Dans la négociation ouverte sur la modernisation du dialogue social et la refondation des IRP, aucun syndicat ne semble avoir rejoint la proposition patronale de fusionner le CE et le CHSCT. La réflexion porte plutôt sur l'articulation et la coordination des deux instances, avec des pouvoirs et moyens renforcés, et sur de nouveaux droits d'expression collective des salariés.
En revanche, les avis divergent à propos de la désignation des représentants du personnel au CHSCT. La plupart des syndicats (CFDT, Solidaires, CFE-CGC...) plaident en faveur de leur élection directe par les salariés, afin de doter les élus d'une "légitimité démocratique reconnue", tant auprès du personnel que de la direction. "Cela permettrait de mieux faire connaître leur action et de les inciter à en rendre compte", estime le Dr Bernard Salengro (CFE-CGC).

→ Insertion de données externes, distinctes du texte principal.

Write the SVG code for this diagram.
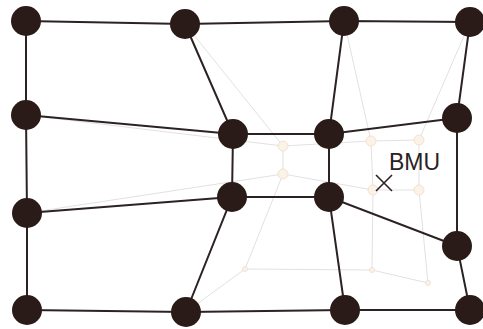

Ou "de stimuler le débat sur les conditions de travail", soutient François Cochet.
"La situation actuelle nous satisfait, déclare à l'inverse Jean-Marc Bilquez. L'essentiel est plutôt de trouver des moyens accrus pour que toutes les organisations se retrouvent autour de la table." Selon Gérard Brégier, "l'élection actuelle des représentants au deuxième degré par les élus du CE et les délégués du personnel, comme le sont les sénateurs par les grands électeurs, leur assure une représentativité supplémentaire et une légitimité incontournableLes CHSCT sont pleinement dans l'action syndicale. Mais au regard des sujets traités, ils doivent être capables de dépasser les clivages". Pour l'heure, le débat est loin d'être tranché.